Nessas condições, sem abandonar as divergências e críticas a Dilma, o que conta é que é ela que está situada na posição, e como opção, para derrotar o inimigo principal, o retrocesso tucano. Tem razão Wyllys quando reitera que não vai “fugir dessa escolha porque, embora tenha fortes críticas” a Dilma e Aécio, acredita “que existam diferenças importantes entre eles”. “Por isso, avançando... em relação à posição da direção nacional do PSOL... nesse segundo turno das eleições, eu voto em Dilma e a apoio”.
Nada muito diferente do que diz Freixo: “Tenho profundas críticas aos governos do PT e, especificamente, à administração Dilma Rousseff. Apesar disso, acredito que a volta do PSDB à Presidência da República será um enorme retrocesso ao país”. Aliás, também nada muito diferente do que pensam muitos militantes do próprio PT. Eles têm críticas à administração Dilma e à direção do PT, mas não vacilam diante da onda conservadora representada por Aécio e do retrocesso que a vitória tucana pode causar aos trabalhadores e demais camadas populares e democráticas do Brasil.
A decisão dessas lideranças do PSOL frente ao inimigo principal é uma importante contribuição para a constituição de uma verdadeira frente única contra a nova ofensiva conservadora e reacionária ultra ou neoliberal.

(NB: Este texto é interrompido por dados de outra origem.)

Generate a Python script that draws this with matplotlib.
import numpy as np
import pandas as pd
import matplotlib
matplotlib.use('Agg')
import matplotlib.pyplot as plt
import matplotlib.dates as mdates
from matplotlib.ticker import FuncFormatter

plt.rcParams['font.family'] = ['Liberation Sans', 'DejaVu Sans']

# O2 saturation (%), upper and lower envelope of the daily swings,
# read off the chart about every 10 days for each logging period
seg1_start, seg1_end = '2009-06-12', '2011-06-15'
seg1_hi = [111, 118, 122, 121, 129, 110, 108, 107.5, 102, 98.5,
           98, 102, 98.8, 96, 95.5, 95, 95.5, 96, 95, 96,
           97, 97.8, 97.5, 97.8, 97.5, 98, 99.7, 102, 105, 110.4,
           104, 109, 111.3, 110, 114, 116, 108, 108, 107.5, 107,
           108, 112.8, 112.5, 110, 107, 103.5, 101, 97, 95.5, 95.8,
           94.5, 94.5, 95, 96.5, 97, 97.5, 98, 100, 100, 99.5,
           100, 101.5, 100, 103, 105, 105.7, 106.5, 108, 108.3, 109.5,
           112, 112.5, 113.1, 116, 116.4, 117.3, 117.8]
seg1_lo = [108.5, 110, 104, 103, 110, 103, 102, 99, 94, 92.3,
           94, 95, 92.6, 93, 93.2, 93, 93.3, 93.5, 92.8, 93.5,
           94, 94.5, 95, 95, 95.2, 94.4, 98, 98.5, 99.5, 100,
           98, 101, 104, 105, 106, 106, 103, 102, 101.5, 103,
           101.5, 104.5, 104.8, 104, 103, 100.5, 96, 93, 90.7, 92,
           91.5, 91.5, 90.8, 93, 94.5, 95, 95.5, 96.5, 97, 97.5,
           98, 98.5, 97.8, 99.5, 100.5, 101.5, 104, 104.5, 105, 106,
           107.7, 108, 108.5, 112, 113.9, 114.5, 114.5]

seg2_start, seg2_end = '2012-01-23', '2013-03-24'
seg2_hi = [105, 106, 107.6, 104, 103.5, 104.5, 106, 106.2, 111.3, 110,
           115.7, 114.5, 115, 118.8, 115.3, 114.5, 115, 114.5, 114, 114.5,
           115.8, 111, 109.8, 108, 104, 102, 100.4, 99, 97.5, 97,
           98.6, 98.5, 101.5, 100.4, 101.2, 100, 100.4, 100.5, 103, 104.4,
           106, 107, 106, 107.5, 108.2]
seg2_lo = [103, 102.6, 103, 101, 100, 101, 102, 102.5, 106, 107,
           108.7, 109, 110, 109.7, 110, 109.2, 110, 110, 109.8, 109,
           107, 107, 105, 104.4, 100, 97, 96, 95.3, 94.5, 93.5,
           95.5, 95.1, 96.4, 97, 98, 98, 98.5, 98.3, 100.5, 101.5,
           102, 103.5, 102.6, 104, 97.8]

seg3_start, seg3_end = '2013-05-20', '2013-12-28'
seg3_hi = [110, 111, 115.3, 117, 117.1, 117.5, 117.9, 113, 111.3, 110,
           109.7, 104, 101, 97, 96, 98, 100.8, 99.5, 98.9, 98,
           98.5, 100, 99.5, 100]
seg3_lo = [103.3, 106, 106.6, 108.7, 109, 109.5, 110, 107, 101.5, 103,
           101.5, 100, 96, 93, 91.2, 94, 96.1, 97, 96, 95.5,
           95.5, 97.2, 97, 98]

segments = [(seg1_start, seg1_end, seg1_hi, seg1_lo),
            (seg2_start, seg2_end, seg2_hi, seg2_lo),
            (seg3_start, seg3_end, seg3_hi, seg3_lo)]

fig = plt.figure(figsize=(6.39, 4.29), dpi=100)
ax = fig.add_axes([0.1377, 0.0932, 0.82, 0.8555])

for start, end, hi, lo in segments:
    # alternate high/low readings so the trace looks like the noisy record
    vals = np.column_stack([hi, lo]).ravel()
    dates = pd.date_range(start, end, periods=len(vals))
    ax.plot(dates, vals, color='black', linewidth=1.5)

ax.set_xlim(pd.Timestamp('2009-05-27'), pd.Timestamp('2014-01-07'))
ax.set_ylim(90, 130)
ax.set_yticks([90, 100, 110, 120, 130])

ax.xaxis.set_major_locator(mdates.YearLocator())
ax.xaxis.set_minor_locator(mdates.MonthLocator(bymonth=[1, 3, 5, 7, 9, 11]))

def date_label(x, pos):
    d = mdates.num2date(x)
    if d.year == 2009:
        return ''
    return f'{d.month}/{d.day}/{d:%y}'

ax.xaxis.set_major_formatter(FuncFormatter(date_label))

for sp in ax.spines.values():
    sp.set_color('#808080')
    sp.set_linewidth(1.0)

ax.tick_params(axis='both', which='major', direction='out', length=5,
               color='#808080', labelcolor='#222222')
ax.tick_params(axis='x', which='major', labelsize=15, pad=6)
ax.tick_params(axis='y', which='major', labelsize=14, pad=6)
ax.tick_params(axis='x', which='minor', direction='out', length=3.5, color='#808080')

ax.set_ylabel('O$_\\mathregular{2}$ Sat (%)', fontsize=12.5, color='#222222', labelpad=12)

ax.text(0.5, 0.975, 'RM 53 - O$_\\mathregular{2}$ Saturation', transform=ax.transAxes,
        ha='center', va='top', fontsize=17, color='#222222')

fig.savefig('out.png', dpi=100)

A ela poderiam juntar-se as demais correntes da esquerda da esquerda, assim como algumas das correntes que acreditaram que Marina representava algo “novo” na política e ficaram órfãs com seu apoio ao que existe de pior na política brasileira.

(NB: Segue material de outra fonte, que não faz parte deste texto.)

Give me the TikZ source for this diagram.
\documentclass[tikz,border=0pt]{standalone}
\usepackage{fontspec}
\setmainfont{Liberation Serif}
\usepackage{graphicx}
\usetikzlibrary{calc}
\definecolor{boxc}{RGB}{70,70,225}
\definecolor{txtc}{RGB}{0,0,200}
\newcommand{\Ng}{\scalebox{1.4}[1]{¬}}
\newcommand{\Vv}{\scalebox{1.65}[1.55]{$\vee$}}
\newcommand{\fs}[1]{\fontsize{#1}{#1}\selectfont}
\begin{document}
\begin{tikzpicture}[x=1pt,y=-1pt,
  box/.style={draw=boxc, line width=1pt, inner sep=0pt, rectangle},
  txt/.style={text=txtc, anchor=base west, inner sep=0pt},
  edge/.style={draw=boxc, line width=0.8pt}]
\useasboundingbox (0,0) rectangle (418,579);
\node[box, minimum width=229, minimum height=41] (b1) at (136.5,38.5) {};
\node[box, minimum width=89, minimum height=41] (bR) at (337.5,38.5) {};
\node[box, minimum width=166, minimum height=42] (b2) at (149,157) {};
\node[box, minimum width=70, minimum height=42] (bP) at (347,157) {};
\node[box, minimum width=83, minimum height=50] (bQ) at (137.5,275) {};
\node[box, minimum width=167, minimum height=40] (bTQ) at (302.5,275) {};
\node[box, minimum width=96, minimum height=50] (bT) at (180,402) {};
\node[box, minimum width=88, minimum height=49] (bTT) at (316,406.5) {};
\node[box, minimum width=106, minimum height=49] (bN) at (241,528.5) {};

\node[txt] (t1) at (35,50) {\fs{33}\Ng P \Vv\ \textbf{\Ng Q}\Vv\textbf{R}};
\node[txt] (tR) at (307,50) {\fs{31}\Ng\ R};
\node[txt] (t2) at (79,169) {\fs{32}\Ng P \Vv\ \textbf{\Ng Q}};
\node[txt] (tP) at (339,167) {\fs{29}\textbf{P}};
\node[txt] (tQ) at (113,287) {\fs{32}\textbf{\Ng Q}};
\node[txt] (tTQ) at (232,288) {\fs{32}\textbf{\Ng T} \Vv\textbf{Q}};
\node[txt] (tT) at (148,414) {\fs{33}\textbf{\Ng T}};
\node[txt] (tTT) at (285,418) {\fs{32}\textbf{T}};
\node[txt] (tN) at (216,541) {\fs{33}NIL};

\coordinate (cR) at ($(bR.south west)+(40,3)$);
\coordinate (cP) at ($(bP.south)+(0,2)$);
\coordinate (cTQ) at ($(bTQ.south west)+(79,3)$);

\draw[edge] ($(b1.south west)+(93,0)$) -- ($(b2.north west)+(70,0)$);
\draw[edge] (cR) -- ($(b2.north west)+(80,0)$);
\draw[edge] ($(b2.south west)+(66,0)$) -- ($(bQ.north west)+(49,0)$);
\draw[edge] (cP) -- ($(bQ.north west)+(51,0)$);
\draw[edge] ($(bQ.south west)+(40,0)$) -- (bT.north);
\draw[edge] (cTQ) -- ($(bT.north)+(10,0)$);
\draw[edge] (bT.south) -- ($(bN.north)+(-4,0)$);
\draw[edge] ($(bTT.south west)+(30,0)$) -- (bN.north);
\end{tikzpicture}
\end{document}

O processo de frente única contra o conservadorismo e o reacionarismo também poderia contribuir para estabelecer um programa comum de lutas para o futuro. No caso da vitória de Dilma, para empurrar seu segundo mandato num sentido mais democrático, popular e socialista. Para começar, em torno das questões positivas que nos unem contra o retrocesso.
Isto é: mais firmeza nas medidas contra a homofobia; mais inclusão do que nos últimos 12 anos nas políticas sociais; mais empenho em impedir a criminalização dos movimentos sociais; mais intrusão na luta contra corruptores e corruptos, “doa a quem doer”; mais combatividade na disputa pelas reformas políticas democratizantes, em especial dando fim ao financiamento privado das campanhas eleitorais; mais garra na defesa dos interesses econômicos, sociais e políticos dos trabalhadores e da população mais pobre; mais impulsão no soerguimento das universidades públicas; mais decisão nas políticas de democratização do capital e da economia; mais consciência do papel do Estado na recuperação industrial, na geração de empregos e na elevação dos salários.
A vitória eleitoral contra a onda conservadora e reacionária não representará sua derrota definitiva. A classe dominante mantém o poder econômico. Ela tem um domínio oligopolista e a hegemonia sobre os meios de comunicação de massa. Conseguiu avançar sobra a representação parlamentar. E tem grande influência sobre os aparatos do Estado. Portanto, mesmo que a frente única democrática e popular vença a presente batalha eleitoral, a luta para realizar os avanços propostos acima, que ainda se incluem naquilo que se pode conceituar como democrático-burgueses, tende a ser dura e sem descanso.
Nessas condições, a presente lição pode ajudar as diversas correntes de esquerda e de centro a estabelecerem a pauta comum para a luta contra o inimigo principal. Isso, certamente, não aplainará as divergências que existem entre elas em torno de uma série relativamente grande de problemas que dizem respeito ao futuro da luta por transformações mais profundas e pela superação do capitalismo no Brasil. Mas poderá contribuir, estrategicamente, para evitar confundir inimigos ou adversários secundários com o inimigo principal. Mesmo porque, diante deste, o muro não deve ser nosso lugar.